• **EXERCISE BRIEF**: Transcribe the stretch of entries below from the line with "Reproduce this chart with Apache ECharts." through the line with "const data = tValues.map((t, i)", exactly and with both ends included; leave out all other lines.

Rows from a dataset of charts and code
"""

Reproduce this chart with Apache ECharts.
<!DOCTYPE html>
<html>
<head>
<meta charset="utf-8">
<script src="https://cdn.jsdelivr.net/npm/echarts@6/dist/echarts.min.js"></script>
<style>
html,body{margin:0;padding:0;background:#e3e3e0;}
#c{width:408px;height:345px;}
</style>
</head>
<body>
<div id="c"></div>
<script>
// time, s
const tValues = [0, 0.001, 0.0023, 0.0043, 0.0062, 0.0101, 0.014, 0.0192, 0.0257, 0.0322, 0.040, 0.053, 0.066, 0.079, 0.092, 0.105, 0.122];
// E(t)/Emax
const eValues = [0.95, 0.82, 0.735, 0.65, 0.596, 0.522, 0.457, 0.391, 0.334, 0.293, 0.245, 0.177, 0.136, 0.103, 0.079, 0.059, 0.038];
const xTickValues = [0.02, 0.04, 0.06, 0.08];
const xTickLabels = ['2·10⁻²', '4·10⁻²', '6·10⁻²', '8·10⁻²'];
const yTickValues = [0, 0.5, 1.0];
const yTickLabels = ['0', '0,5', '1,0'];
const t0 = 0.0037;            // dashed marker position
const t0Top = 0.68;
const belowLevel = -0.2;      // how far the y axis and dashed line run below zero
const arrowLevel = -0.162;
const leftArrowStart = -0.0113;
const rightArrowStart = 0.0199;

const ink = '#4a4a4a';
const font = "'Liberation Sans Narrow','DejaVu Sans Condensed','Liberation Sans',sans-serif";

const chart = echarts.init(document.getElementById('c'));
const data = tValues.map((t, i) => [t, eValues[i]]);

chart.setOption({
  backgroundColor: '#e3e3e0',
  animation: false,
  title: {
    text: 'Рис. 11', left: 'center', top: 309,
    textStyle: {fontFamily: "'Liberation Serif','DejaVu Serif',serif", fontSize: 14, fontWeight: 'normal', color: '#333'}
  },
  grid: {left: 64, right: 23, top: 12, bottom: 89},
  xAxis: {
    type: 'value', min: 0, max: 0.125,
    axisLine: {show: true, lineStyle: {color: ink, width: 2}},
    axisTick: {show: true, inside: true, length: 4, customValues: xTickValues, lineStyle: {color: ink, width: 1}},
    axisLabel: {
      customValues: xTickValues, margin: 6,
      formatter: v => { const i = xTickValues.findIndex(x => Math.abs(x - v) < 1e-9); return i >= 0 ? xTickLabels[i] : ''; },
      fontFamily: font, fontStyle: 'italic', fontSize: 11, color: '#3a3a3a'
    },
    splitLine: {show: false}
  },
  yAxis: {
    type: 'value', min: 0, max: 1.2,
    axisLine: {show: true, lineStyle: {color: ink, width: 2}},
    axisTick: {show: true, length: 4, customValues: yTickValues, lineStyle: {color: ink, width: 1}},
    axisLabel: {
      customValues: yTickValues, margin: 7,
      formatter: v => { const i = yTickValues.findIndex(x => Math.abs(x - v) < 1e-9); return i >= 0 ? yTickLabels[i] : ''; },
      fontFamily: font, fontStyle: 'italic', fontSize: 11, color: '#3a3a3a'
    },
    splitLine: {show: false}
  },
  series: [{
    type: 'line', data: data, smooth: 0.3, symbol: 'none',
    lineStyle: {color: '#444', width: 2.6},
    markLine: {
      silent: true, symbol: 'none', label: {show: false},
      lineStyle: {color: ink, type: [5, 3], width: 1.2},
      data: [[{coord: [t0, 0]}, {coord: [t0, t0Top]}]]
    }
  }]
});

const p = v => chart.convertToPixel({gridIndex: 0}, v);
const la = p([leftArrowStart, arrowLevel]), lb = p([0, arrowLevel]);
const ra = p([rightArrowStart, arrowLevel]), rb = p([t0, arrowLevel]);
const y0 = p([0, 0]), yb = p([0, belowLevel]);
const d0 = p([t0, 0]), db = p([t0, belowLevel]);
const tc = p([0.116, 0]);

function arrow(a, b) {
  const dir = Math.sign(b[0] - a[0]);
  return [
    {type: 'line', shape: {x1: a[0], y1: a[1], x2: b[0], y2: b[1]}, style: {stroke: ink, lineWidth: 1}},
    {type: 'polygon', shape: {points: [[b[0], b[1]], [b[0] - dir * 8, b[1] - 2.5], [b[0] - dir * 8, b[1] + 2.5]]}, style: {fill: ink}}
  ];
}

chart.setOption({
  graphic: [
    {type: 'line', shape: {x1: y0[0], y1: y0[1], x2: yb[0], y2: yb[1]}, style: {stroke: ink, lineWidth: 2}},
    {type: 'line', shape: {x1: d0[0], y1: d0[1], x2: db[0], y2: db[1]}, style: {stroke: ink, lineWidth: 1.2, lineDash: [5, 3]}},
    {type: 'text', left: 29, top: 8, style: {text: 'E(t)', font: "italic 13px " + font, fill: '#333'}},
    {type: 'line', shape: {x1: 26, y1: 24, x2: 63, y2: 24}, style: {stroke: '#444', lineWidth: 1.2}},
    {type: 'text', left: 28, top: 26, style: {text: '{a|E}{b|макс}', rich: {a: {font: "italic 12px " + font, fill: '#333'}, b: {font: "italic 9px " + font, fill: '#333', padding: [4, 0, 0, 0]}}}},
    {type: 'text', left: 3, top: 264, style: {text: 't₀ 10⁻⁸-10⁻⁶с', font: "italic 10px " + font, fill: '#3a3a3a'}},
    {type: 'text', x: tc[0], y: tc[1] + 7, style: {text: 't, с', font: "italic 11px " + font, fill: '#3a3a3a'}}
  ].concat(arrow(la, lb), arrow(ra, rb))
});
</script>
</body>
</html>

"""
"""

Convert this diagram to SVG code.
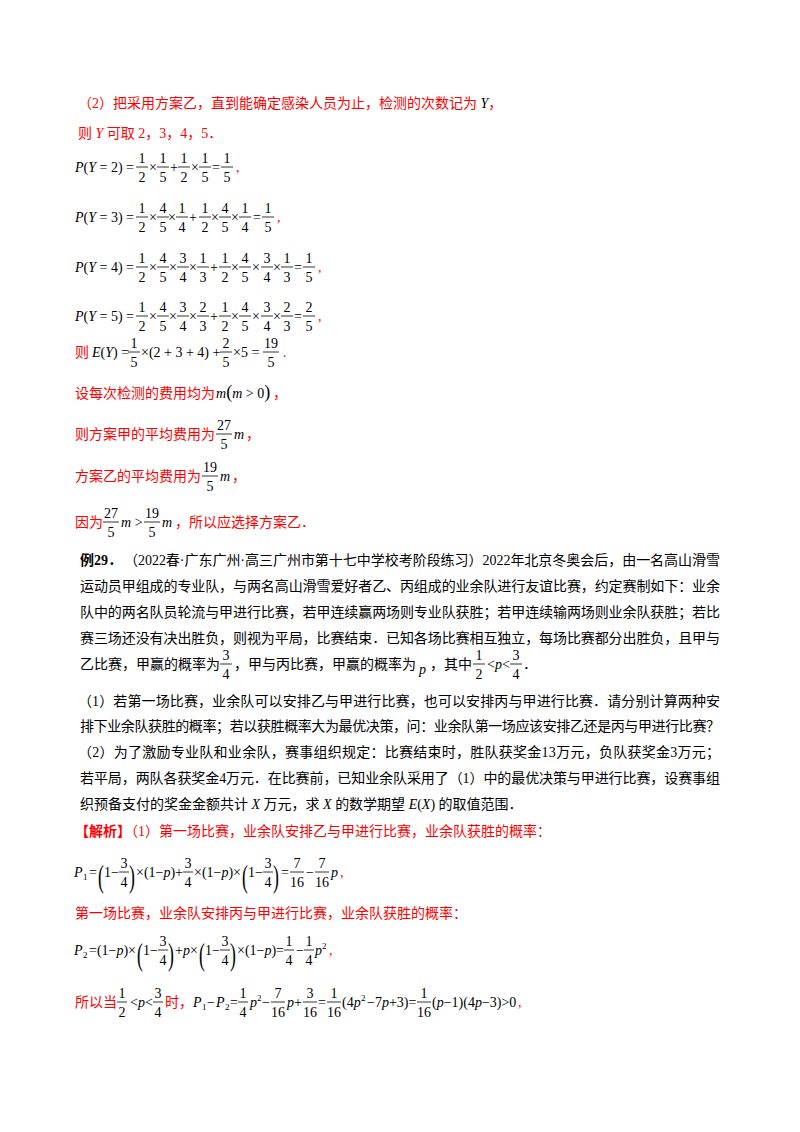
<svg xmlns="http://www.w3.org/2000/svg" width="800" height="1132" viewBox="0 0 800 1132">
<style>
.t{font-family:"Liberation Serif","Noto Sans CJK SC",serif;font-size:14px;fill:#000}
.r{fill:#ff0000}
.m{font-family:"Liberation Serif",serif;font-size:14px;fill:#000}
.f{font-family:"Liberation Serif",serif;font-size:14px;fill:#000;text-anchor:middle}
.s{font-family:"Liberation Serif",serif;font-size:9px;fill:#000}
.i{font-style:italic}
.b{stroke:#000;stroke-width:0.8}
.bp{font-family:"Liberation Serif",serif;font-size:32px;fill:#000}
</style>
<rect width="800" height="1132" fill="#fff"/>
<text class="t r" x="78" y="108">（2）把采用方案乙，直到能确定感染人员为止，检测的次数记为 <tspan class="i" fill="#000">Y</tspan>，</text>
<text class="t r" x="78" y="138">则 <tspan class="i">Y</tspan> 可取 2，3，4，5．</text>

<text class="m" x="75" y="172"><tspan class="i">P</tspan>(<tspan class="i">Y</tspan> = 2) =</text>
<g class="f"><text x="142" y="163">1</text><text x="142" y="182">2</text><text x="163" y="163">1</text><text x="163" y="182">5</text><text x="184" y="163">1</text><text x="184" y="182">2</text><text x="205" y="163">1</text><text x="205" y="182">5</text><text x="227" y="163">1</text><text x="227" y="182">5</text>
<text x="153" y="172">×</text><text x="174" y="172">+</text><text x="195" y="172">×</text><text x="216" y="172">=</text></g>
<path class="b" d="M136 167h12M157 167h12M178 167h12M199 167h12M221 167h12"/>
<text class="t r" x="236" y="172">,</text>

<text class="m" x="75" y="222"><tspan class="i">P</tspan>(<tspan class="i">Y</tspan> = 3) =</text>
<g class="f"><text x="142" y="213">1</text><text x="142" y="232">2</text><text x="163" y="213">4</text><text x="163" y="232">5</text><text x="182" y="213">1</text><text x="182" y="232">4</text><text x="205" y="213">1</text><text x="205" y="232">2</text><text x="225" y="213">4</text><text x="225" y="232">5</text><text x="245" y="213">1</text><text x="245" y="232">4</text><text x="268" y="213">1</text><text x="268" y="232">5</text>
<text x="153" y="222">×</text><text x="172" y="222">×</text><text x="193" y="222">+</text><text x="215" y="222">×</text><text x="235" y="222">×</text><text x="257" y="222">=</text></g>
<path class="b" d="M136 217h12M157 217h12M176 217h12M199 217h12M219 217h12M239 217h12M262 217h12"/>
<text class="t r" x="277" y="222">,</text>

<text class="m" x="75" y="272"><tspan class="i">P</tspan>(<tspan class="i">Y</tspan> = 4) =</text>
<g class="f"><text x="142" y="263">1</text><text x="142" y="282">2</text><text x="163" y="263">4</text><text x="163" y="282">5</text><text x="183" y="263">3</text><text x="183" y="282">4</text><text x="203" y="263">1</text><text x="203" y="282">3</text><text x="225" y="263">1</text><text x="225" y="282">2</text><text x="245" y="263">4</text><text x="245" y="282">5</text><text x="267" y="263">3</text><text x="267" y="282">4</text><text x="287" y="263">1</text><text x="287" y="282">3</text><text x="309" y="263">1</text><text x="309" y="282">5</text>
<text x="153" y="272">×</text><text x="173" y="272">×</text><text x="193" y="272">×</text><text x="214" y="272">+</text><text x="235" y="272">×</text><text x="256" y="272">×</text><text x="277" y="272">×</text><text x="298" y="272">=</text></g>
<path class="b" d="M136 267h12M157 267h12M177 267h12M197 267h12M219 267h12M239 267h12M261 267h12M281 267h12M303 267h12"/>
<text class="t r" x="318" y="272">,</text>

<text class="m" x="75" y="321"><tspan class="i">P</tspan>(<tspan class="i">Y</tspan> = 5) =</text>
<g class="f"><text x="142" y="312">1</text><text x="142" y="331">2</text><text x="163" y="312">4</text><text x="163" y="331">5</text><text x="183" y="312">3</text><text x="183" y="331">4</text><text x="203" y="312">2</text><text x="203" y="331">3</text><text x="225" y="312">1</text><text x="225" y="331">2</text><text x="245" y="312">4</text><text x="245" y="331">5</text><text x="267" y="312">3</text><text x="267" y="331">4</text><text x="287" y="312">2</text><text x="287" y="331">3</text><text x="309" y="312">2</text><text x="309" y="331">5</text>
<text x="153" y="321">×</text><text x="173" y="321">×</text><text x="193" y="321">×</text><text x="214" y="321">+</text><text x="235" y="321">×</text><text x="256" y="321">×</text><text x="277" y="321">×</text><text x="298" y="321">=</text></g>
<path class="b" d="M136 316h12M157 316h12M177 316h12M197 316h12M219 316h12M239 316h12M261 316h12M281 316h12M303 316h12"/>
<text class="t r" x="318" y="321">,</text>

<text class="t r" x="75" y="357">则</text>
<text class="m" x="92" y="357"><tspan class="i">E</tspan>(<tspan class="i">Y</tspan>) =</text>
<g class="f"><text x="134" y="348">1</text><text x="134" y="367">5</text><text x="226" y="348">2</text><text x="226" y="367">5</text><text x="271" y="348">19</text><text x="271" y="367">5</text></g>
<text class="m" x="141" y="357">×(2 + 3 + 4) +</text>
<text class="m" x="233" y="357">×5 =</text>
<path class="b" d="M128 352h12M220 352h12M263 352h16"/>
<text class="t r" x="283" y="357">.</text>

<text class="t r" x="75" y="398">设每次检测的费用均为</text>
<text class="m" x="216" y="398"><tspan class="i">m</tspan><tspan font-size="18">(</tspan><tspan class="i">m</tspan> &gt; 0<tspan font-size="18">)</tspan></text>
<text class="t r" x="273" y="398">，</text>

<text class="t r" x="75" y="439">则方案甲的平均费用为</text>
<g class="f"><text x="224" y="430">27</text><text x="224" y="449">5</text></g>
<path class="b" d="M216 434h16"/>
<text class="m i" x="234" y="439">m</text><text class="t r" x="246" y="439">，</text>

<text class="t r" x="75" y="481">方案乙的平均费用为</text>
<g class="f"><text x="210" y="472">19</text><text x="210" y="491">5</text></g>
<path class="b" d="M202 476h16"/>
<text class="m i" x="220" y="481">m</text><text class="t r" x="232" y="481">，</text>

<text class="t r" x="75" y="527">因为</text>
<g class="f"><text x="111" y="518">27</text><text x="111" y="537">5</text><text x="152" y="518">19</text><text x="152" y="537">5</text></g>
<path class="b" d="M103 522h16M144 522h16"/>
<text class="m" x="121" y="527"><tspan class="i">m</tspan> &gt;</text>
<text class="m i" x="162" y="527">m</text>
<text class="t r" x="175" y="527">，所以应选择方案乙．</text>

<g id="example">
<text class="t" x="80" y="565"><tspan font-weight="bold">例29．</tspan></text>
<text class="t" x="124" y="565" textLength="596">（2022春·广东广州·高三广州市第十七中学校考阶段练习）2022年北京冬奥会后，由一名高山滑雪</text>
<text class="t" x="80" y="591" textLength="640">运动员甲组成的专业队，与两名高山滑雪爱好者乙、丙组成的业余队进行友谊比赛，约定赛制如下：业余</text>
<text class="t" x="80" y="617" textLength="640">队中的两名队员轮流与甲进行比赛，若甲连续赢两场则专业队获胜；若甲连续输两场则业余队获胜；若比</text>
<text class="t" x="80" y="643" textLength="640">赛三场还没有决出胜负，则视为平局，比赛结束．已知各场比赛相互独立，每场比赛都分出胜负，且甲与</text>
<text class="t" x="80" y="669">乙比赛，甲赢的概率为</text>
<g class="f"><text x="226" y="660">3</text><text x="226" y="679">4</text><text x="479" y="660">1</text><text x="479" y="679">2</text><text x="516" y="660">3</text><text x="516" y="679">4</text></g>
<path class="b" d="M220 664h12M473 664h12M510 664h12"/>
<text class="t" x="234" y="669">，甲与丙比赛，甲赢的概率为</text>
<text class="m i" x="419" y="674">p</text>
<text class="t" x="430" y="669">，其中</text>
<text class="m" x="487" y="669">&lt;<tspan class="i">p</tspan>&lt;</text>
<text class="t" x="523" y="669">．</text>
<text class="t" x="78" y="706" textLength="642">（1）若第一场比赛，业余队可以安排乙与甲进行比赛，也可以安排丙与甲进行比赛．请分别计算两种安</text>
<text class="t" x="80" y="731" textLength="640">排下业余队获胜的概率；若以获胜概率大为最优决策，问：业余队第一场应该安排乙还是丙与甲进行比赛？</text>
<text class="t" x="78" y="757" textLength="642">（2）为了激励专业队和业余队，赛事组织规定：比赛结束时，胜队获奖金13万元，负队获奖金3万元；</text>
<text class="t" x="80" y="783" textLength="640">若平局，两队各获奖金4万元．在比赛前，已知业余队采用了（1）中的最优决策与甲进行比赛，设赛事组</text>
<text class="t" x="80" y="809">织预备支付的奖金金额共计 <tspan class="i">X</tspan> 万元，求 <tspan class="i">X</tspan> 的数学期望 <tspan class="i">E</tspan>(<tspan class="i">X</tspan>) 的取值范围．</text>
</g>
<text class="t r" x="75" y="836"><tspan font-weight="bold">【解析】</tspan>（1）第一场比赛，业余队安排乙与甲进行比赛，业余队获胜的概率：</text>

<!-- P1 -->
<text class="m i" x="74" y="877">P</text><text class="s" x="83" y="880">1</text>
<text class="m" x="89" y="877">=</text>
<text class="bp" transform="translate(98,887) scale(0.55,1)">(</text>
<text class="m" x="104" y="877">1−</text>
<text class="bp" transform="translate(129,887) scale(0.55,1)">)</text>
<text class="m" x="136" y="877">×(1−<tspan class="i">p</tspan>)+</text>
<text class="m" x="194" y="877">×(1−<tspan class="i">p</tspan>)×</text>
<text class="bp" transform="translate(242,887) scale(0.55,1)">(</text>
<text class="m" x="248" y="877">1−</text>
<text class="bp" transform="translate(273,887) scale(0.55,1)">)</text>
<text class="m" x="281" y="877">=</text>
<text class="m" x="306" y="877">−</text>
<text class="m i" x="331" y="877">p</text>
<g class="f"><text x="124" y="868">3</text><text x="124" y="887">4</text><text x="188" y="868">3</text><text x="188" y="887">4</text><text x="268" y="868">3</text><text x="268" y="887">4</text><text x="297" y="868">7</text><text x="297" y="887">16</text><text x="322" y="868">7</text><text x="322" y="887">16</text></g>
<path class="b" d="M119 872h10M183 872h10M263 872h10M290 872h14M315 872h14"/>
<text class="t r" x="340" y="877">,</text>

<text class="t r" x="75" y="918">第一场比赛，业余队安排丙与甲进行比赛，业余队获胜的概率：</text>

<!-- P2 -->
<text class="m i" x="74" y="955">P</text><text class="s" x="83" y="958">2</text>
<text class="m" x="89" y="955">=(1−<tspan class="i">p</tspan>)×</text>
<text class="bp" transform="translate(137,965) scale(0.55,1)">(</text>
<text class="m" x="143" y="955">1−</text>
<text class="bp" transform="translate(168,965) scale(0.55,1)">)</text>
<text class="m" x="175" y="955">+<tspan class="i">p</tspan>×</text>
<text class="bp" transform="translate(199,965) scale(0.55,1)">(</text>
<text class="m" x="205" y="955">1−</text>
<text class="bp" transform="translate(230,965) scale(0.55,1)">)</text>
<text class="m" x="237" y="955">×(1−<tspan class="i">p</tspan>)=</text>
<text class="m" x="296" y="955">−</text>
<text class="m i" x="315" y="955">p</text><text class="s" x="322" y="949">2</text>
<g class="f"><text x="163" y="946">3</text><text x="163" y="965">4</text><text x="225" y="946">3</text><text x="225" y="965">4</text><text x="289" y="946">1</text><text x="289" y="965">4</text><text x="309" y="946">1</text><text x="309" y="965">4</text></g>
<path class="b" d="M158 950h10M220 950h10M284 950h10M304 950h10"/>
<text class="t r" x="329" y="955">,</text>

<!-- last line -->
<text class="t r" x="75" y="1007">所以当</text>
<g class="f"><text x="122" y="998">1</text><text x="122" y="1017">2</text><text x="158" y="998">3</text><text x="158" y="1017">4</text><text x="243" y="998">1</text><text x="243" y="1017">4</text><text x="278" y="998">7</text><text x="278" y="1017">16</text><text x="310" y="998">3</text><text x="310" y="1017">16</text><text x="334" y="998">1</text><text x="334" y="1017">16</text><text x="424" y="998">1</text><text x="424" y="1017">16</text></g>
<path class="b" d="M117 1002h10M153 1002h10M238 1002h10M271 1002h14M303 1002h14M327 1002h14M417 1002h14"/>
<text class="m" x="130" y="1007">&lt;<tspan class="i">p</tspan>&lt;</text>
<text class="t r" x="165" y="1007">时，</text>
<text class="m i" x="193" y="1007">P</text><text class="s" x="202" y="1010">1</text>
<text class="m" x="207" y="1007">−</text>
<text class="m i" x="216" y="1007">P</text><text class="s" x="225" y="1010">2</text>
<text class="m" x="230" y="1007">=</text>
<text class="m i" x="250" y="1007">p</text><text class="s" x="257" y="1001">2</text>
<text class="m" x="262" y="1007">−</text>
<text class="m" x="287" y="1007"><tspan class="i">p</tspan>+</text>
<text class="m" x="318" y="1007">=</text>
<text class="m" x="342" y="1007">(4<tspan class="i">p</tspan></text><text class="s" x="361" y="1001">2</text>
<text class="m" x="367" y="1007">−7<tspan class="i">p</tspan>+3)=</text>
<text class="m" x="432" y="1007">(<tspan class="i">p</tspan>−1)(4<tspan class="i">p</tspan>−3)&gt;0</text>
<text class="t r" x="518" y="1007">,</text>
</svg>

"""

• **SOLUTION**:
Reproduce this chart with Apache ECharts.
<!DOCTYPE html>
<html>
<head>
<meta charset="utf-8">
<script src="https://cdn.jsdelivr.net/npm/echarts@6/dist/echarts.min.js"></script>
<style>
html,body{margin:0;padding:0;background:#e3e3e0;}
#c{width:408px;height:345px;}
</style>
</head>
<body>
<div id="c"></div>
<script>
// time, s
const tValues = [0, 0.001, 0.0023, 0.0043, 0.0062, 0.0101, 0.014, 0.0192, 0.0257, 0.0322, 0.040, 0.053, 0.066, 0.079, 0.092, 0.105, 0.122];
// E(t)/Emax
const eValues = [0.95, 0.82, 0.735, 0.65, 0.596, 0.522, 0.457, 0.391, 0.334, 0.293, 0.245, 0.177, 0.136, 0.103, 0.079, 0.059, 0.038];
const xTickValues = [0.02, 0.04, 0.06, 0.08];
const xTickLabels = ['2·10⁻²', '4·10⁻²', '6·10⁻²', '8·10⁻²'];
const yTickValues = [0, 0.5, 1.0];
const yTickLabels = ['0', '0,5', '1,0'];
const t0 = 0.0037;            // dashed marker position
const t0Top = 0.68;
const belowLevel = -0.2;      // how far the y axis and dashed line run below zero
const arrowLevel = -0.162;
const leftArrowStart = -0.0113;
const rightArrowStart = 0.0199;

const ink = '#4a4a4a';
const font = "'Liberation Sans Narrow','DejaVu Sans Condensed','Liberation Sans',sans-serif";

const chart = echarts.init(document.getElementById('c'));
const data = tValues.map((t, i) => [t, eValues[i]]);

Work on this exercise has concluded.